Tuesday 23 June 2009

Arrrrrrrrggh!!!

The purpose of this blog is for me to write about my past life in addiction and all that came with that, and to tell anyone that is reading this, about how things are today.
Well, today things are shit. I’m feeling incredibly insecure and vulnerable. Paranoia has raised its head and I’m struggling. I felt incredibly self conscious today. The moment I left the house to go and meet CG, I felt exhausted and didn’t want to be around people.

I wasn’t going to write anything on here today because i have nothing positive to say. I hate the idea of feeling sorry for myself and that’s exactly what I am experiencing right now. I am worrying myself sick, quite literally about things. I’ve just lost a job which was very much needed and my relationship is over. You may wonder how I managed to pay my rent before I started temping... it’s complicated and I can’t explain it now. I will explain tomorrow. It has nothing to do with me selling my ass – but it has everything to do with getting helped. That help has ended now... kind of.

So, apart from the situation with my apartment I am utterly furious at myself about the time I wasted with Dee.
I’m annoyed at allowing myself to be a blind and deaf twat by not acknowledging what I knew from the very beginning. I didn’t fancy Dee and I knew he wasn’t really my type of man, but I went ahead in the spirit of ‘making it work’ because I got on with him as a friend. As time passed I grew to find him attractive, physically.
Today I was speaking to CG about all this and you know something, the only thing about Dee that I admired was his sense of humour. Oh, and he’s intelligent although that was more logical rather than informative. I lack logic a lot of the times, so it was alright. I couldn't admire his generosity, kindness, selflessness, spirituality – cos he lacked it all.

I’ve been an total idiot and if he came to me crying on his knees I wouldn’t take him back. It’s over, over, over. I want nothing more to do with him – ever. I’m too angry to even wave at him if I saw him on the other side of the street. Thank God that won’t happen.
I’m tired. I’m still not sleeping properly. I started taking beta blockers (which have been prescribed) again today. I’m a walking anxiety attack. I am now in the realms of emotional unwellness and I am becoming the woman that started using drugs originally. How I am feeling at the moment is are the same feelings that I used to try and escape from through drugs and drink : Anger, frustration, paranoia, acute unease, jitters.

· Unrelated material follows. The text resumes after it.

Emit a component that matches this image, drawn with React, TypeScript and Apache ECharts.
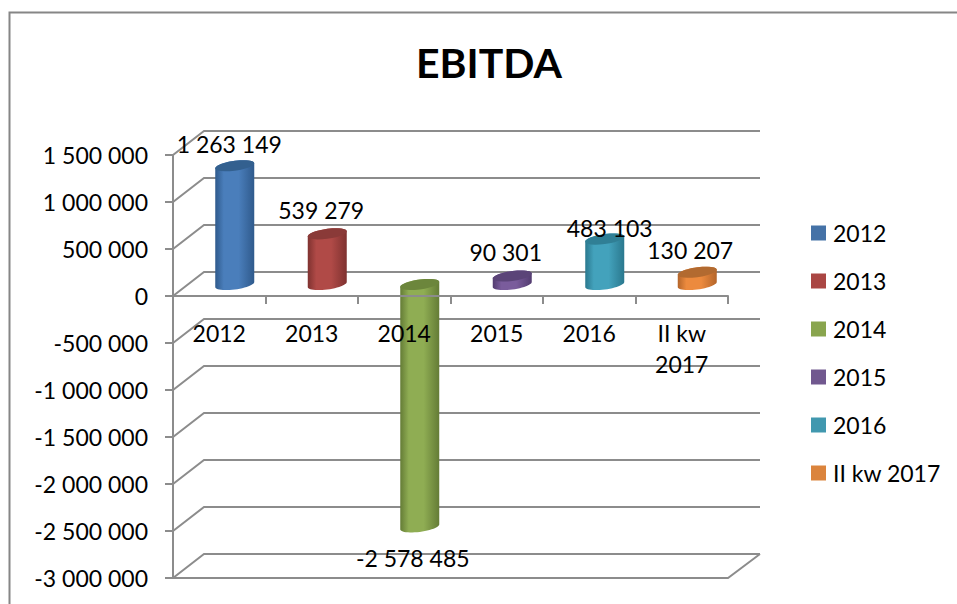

I got out of the house today and I hated anyone looking at me. Men, staring usually amuses me but today I wish I could hide. I am going to have a bath now and get into bed. Sleep is the closest thing to death so I’ve heard, so sleep is where I want to be.
I feel guilty that CG is here when I’m having a rough time like this. That guilt only adds to fuel my feelings of inadequacy. If he wasn’t here – I wouldn’t leave the house and I wouldn’t talk to anyone for quite a while.
I don’t want this blog to turn into the diary of an emotional collapse. I can’t let that happen, but I’ve got a feeling that over the next couple of weeks, if I am to be honest with you about how I am feeling you’re going to enter the mind of a vulnerable and frightened woman who must act as an adult at this time, despite wishing I could be a child. Act like a grown woman - or sink into a child like inability to cope with myself.

My emotional illness/addictive compulsions which usually lie relatively dormant are banging on the door eager for me to let it into every cell of my being. I hope I can fight it. I’m sure I can – but I am absolutely fed up of continually having to battle with myself. Hey, the fact I said I think I can fight it means that the ‘well’ me is still dominant. Good. Good.

I want to scream. I want someone, anyone to hold me and tell me that I will be ok. Where is my dad? Where is my family? Why don’t i have a family? Life is difficult. For many people I know that. I want to scream. I want to sleep and I want to feel OK. If only I could take the edge off somehow... Fucking sobriety while in a pit doesn’t seem so attractive. And neither does using chemicals. I am trapped. Trapped in myself. I can do nothing but grit my teeth and keep getting up each day.

Fuck it. Will I ever be well? Will I always suffer like this? Will I always be alone?

These are rhetorical questions by the way. Please don’t feel you need to respond to more tedious screams from me – there will be plenty more coming. That I can guarantee you.